Chelsea have rejected a £10m bid from Brighton for rising star Reece James after the defender’s loan spell at Wigan came to an end.
James has enjoyed a fine season at the DW Stadium and has been identified as a top target by Brighton scout Dan Ashworth, with the Seagulls bidding to hand the England U20 international his chance in the Premier League.
Wigan manager Paul Cook, deflecting the credit for Reece James’ improvement this season: “Reece would grow under the worst manager in the country. “
— Richard Jolly (@RichJolly) April 19, 2019
Despite what is a considerable bid for a young star who is as yet untested at the top level, The Sun reports that Chelsea have flatly rejected Brighton’s £10m offer for James, as the Blues view the 19-year-old as an ideal alternative to Cesar Azpilicueta.
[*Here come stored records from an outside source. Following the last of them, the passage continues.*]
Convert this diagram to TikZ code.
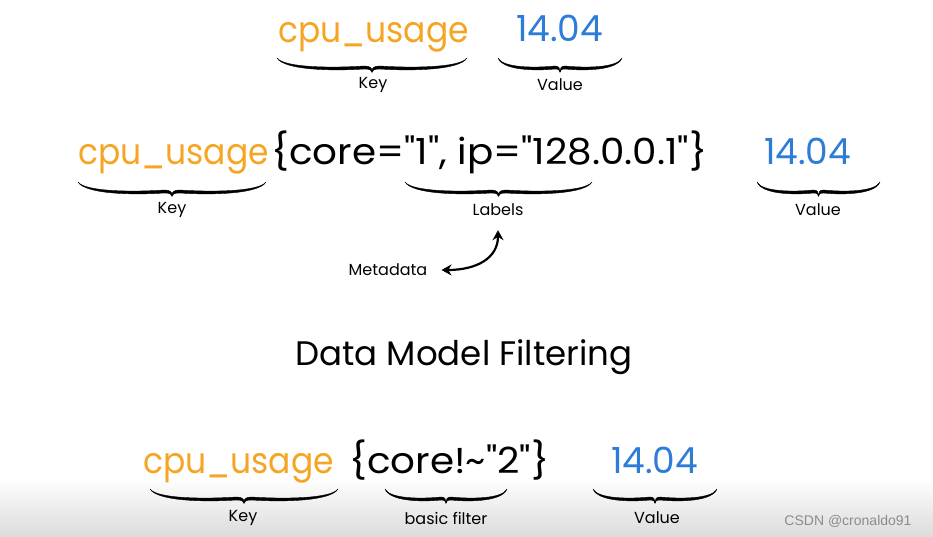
\documentclass[tikz,border=0pt]{standalone}
\usepackage{fontspec}
\newfontfamily\popfont{Poppins}
\newfontfamily\popnarrow{Poppins}[FakeStretch=0.915]
\newfontfamily\popwide{Poppins}[FakeStretch=1.08]
\newfontfamily\wmfont{Liberation Sans}
\usepackage{tikz}
\usetikzlibrary{positioning, calc, arrows.meta}

\definecolor{keyorange}{RGB}{245,165,35}
\definecolor{valblue}{RGB}{45,125,215}

% hand drawn brace: left x, right x, top y (picture units)
\newcommand{\curly}[3]{%
  \filldraw[brace] (#1,#3)
    .. controls ({#1+0.04*(#2-#1)},{#3+10}) and ({#1+0.3*(#2-#1)},{#3+10}) .. ({#1+0.46*(#2-#1)},{#3+8})
    .. controls ({#1+0.49*(#2-#1)},{#3+8}) and ({(#1+#2)/2},{#3+10}) .. ({(#1+#2)/2},{#3+13})
    .. controls ({(#1+#2)/2},{#3+10}) and ({#1+0.51*(#2-#1)},{#3+8}) .. ({#1+0.54*(#2-#1)},{#3+8})
    .. controls ({#1+0.7*(#2-#1)},{#3+10}) and ({#1+0.96*(#2-#1)},{#3+10}) .. (#2,#3)
    .. controls ({#1+0.96*(#2-#1)},{#3+12.5}) and ({#1+0.7*(#2-#1)},{#3+13}) .. ({#1+0.54*(#2-#1)},{#3+11})
    .. controls ({#1+0.51*(#2-#1)},{#3+11}) and ({(#1+#2)/2},{#3+12.5}) .. ({(#1+#2)/2},{#3+14.5})
    .. controls ({(#1+#2)/2},{#3+12.5}) and ({#1+0.49*(#2-#1)},{#3+11}) .. ({#1+0.46*(#2-#1)},{#3+11})
    .. controls ({#1+0.3*(#2-#1)},{#3+13}) and ({#1+0.04*(#2-#1)},{#3+12.5}) .. cycle;}

\begin{document}
\begin{tikzpicture}[x=1pt, y=-1pt]
	\tikzset{term/.style={inner sep=0pt, anchor=base west, font=\popwide\fontsize{36}{36}\selectfont}}
	\tikzset{keyterm/.style={term, text=keyorange, font=\popnarrow\fontsize{36}{36}\selectfont}}
	\tikzset{valterm/.style={term, text=valblue, font=\popfont\fontsize{36}{36}\selectfont}}
	\tikzset{tag/.style={inner sep=1pt, font=\popfont\fontsize{16}{16}\selectfont}}
	\tikzset{brace/.style={draw=black, fill=black, line width=0.4pt, line join=round}}
	\tikzset{arrow/.style={{Stealth[length=10pt, width=11pt]}-{Stealth[length=10pt, width=11pt]}, line width=2.2pt}}

	\useasboundingbox (0,0) rectangle (933,537);
	% grey band at the bottom
	\shade[top color=white, bottom color=black!14] (0,478) rectangle (933,537);

	% Row 0
	\node (key0) [keyterm] at (278,43) {cpu\_usage};
	\node (value0) [valterm] at (516,42) {14.04};
	\curly{277}{467}{58}
	\curly{498}{622}{58}
	\node (keytag0) [tag] at (373,85) {Key};
	\node (valuetag0) [tag] at (560,85) {Value};

	% Row 1
	\node (key1) [keyterm] at (78,165) {cpu\_usage};
	\node (labels1) [term] at (271,165) {\{core="1", ip="128.0.0.1"\}};
	\node (value1) [valterm] at (764,165) {14.04};
	\curly{78}{266}{182}
	\curly{405}{592}{182}
	\curly{757}{880}{182}
	\node (keytag1) [tag] at (172,210) {Key};
	\node (labelstag1) [tag] at (498,210) {Labels};
	\node (valuetag1) [tag] at (818,210) {Value};

	% Metadata
	\node (meta) [tag] at (388,270) {Metadata};
	\draw [arrow] ([xshift=13pt]meta.east) .. controls +(35,0) and +(0,28) .. ([yshift=-13pt]labelstag1.south);

	% Title
	\node (title) [inner sep=0pt, anchor=base, font=\popfont\fontsize{34}{34}\selectfont] at (464,365) {Data Model Filtering};

	% Row 2
	\node (key2) [keyterm] at (143,473) {cpu\_usage};
	\node (filter2) [term] at (349,473) {\{core!\textasciitilde"2"\}};
	\node (value2) [valterm] at (611,473) {14.04};
	\curly{150}{338}{489}
	\curly{385}{507}{489}
	\curly{593}{717}{489}
	\node (keytag2) [tag] at (243,518) {Key};
	\node (filtertag2) [tag] at (446,518) {basic filter};
	\node (valuetag2) [tag] at (657,518) {Value};

	% Watermark
	\node (mark) [inner sep=0pt, text=black!45, font=\wmfont\fontsize{14}{14}\selectfont] at (848,521) {CSDN @cronaldo91};
\end{tikzpicture}
\end{document}
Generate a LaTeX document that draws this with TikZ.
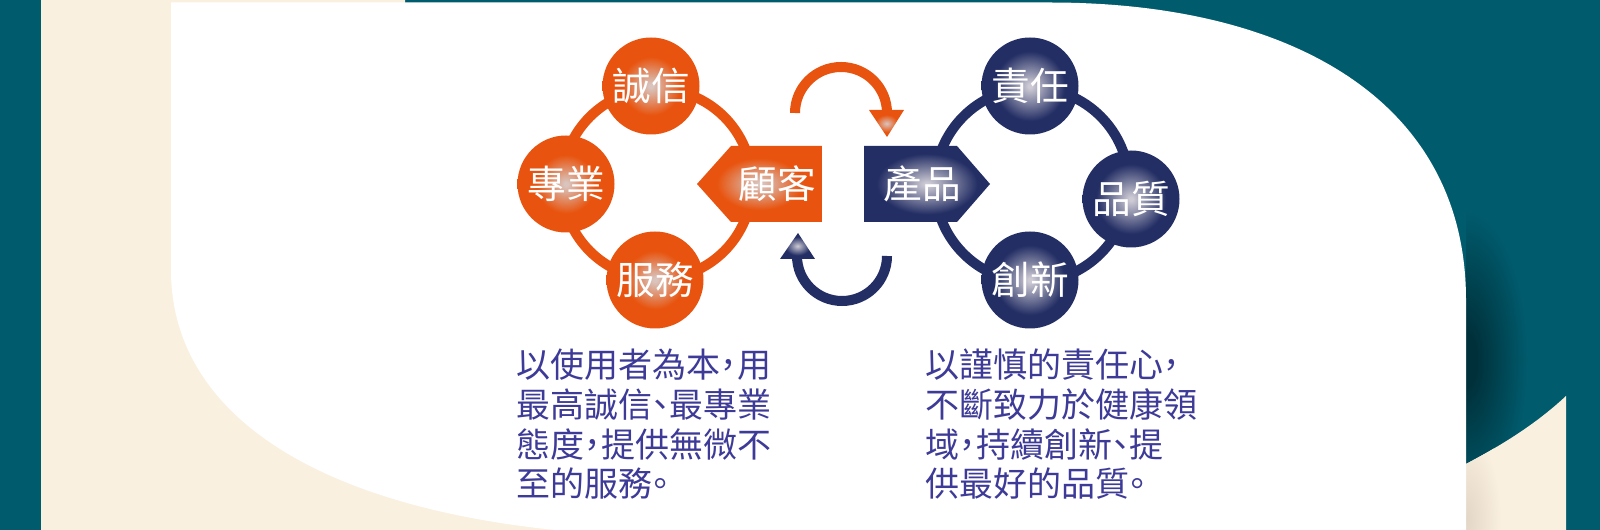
\documentclass[tikz,border=0pt]{standalone}
\usepackage{fontspec}
\newfontfamily\cjk{Noto Sans CJK TC}[RawFeature={+halt}]
\definecolor{bgteal}{HTML}{005B6D}
\definecolor{cream}{HTML}{FAF0E0}
\definecolor{orng}{HTML}{E8540F}
\definecolor{orhi}{HTML}{D9C4BE}
\definecolor{navy}{HTML}{232E64}
\definecolor{nvhi}{HTML}{CDCAD4}
\definecolor{txtblue}{HTML}{3D3B97}
\definecolor{shdark}{HTML}{00313B}
\definecolor{creamshd}{HTML}{E2D6C6}
\pgfdeclareradialshading{orball}{\pgfpoint{0bp}{0bp}}{color(0bp)=(orhi); color(1bp)=(orhi); color(15bp)=(orng); color(50bp)=(orng)}
\pgfdeclareradialshading{nvball}{\pgfpoint{0bp}{0bp}}{color(0bp)=(nvhi); color(1bp)=(nvhi); color(18bp)=(navy); color(50bp)=(navy)}
\pgfdeclareradialshading{orpent}{\pgfpoint{0bp}{0bp}}{color(0bp)=(orhi); color(1bp)=(orhi); color(17bp)=(orng); color(50bp)=(orng)}
\pgfdeclareradialshading{nvpent}{\pgfpoint{0bp}{0bp}}{color(0bp)=(nvhi); color(1bp)=(nvhi); color(20bp)=(navy); color(50bp)=(navy)}
\pgfdeclareradialshading{orarr}{\pgfpoint{0bp}{0bp}}{color(0bp)=(orhi); color(16bp)=(orng); color(50bp)=(orng)}
\pgfdeclareradialshading{nvarr}{\pgfpoint{0bp}{0bp}}{color(0bp)=(nvhi); color(18bp)=(navy); color(50bp)=(navy)}
\pgfdeclareradialshading{wallshadow}{\pgfpoint{0bp}{0bp}}{color(0bp)=(shdark); color(4bp)=(shdark); color(22bp)=(bgteal); color(50bp)=(bgteal)}
\pgfdeclareradialshading{creamshadow}{\pgfpoint{0bp}{0bp}}{color(0bp)=(creamshd); color(22bp)=(cream); color(50bp)=(cream)}
\tikzset{
  ball/.style={circle, minimum size=72.75pt, inner sep=0pt, text=white,
    font=\cjk\fontsize{29pt}{30pt}\selectfont},
  orballnode/.style={ball, shading=orball},
  nvballnode/.style={ball, shading=nvball},
  lbl/.style={inner sep=0pt, text=white, font=\cjk\fontsize{29pt}{30pt}\selectfont},
  body/.style={anchor=base west, inner sep=0pt, text=txtblue,
    font=\cjk\fontsize{25.5pt}{30pt}\selectfont},
  ringO/.style={draw=orng, line width=7.5pt},
  ringN/.style={draw=navy, line width=7.5pt},
}
\begin{document}
\begin{tikzpicture}[x=0.75pt,y=-0.75pt]
\useasboundingbox (0,0) rectangle (1600,530);
% background
\fill[bgteal] (0,0) rectangle (1600,530);
\begin{scope}
  \clip (1466,200) rectangle (1566,530);
  \shade[shading=wallshadow] (1466,360) ellipse [x radius=70, y radius=170];
\end{scope}
\path[fill=cream] (41,0) -- (405,0) -- (405,464) -- (1466,464)
  .. controls (1500,446) and (1535,425) .. (1566,396) -- (1566,530) -- (41,530) -- cycle;
\begin{scope}
  \clip (1466,464) .. controls (1500,446) and (1535,425) .. (1566,396) -- (1566,530) -- (1466,530) -- cycle;
  \shade[shading=creamshadow] (1466,520) ellipse [x radius=40, y radius=100];
\end{scope}
\fill[white] (171,2.5) -- (171,270) .. controls (171,420) and (330,520) .. (620,535)
  -- (1466,535) -- (1466,300) .. controls (1466,100) and (1290,2.5) .. (1050,2.5) -- cycle;
% rings
\draw[ringO] (657,184) circle [radius=95];
\draw[ringN] (1032,185) circle [radius=97];
% curved arrows
\draw[draw=orng, line width=7.5pt] (795,113) arc [start angle=180, end angle=360, radius=46];
\shade[shading=orarr] (869,110) -- (904,110) -- (887,137) -- cycle;
\draw[draw=navy, line width=7.5pt] (887,256) arc [start angle=0, end angle=180, radius=45];
\shade[shading=nvarr] (780,259) -- (815,259) -- (798,233) -- cycle;
% pentagons
\shade[shading=orpent] (822,146) -- (731,146) -- (697,184) -- (731,222) -- (822,222) -- cycle;
\shade[shading=nvpent] (864,146) -- (957,146) -- (990,184) -- (957,222) -- (864,222) -- cycle;
\node[lbl] (gu) at (777,184) {顧客};
\node[lbl] (cp) at (922,184) {產品};
% balls
\node[orballnode] (cx) at (651,86) {誠信};
\node[orballnode] (zy) at (566,184) {專業};
\node[orballnode] (fw) at (655,280) {服務};
\node[nvballnode] (zr) at (1030,86) {責任};
\node[nvballnode] (pz) at (1131,199) {品質};
\node[nvballnode] (cxn) at (1030,280) {創新};
% body text
\node[body] (l1) at (516,378) {以使用者為本，用};
\node[body] (l2) at (516,418) {最高誠信、最專業};
\node[body] (l3) at (516,457.5) {態度，提供無微不};
\node[body] (l4) at (516,497) {至的服務。};
\node[body] (r1) at (925,378) {以謹慎的責任心，};
\node[body] (r2) at (925,418) {不斷致力於健康領};
\node[body] (r3) at (925,457.5) {域，持續創新、提};
\node[body] (r4) at (925,497) {供最好的品質。};
\end{tikzpicture}
\end{document}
Though the youngster would provide initial backup for the Spaniard, James could potentially prove to be the 29-year-old’s long-term successor.
The rising star is unlikely to feature in Chelsea’s senior setup before the end of the current campaign, but he could well feature more prominently under Maurizio Sarri should the Italian opt to offload compatriot Davide Zappacosta.
The Italian has hardly been given the opportunity to establish himself as a key figure in the Blues’ backline, but the full back has not particularly impressed when given the chance since arriving from Torino in 2017.
Chelsea’s impending transfer ban would mean that the west Londoners could not sign a replacement for Zappacosta if they decide to sell him in the summer, though it appears that James is viewed as an internal solution.
It is suggested that the Blues’ plans would also come as a setback to Crystal Palace, who had identified James as a potential replacement for Aaron Wan-Bissaka. The Eagles right back has been linked with a move away from Selhurst Park after enjoying his own breakthrough season.
James, who was named in the Championship team of the year, is apparently happy to wait for Chelsea to make a decision on his future, though it could largely depend on whether or not they are able to dip into the transfer market in the summer.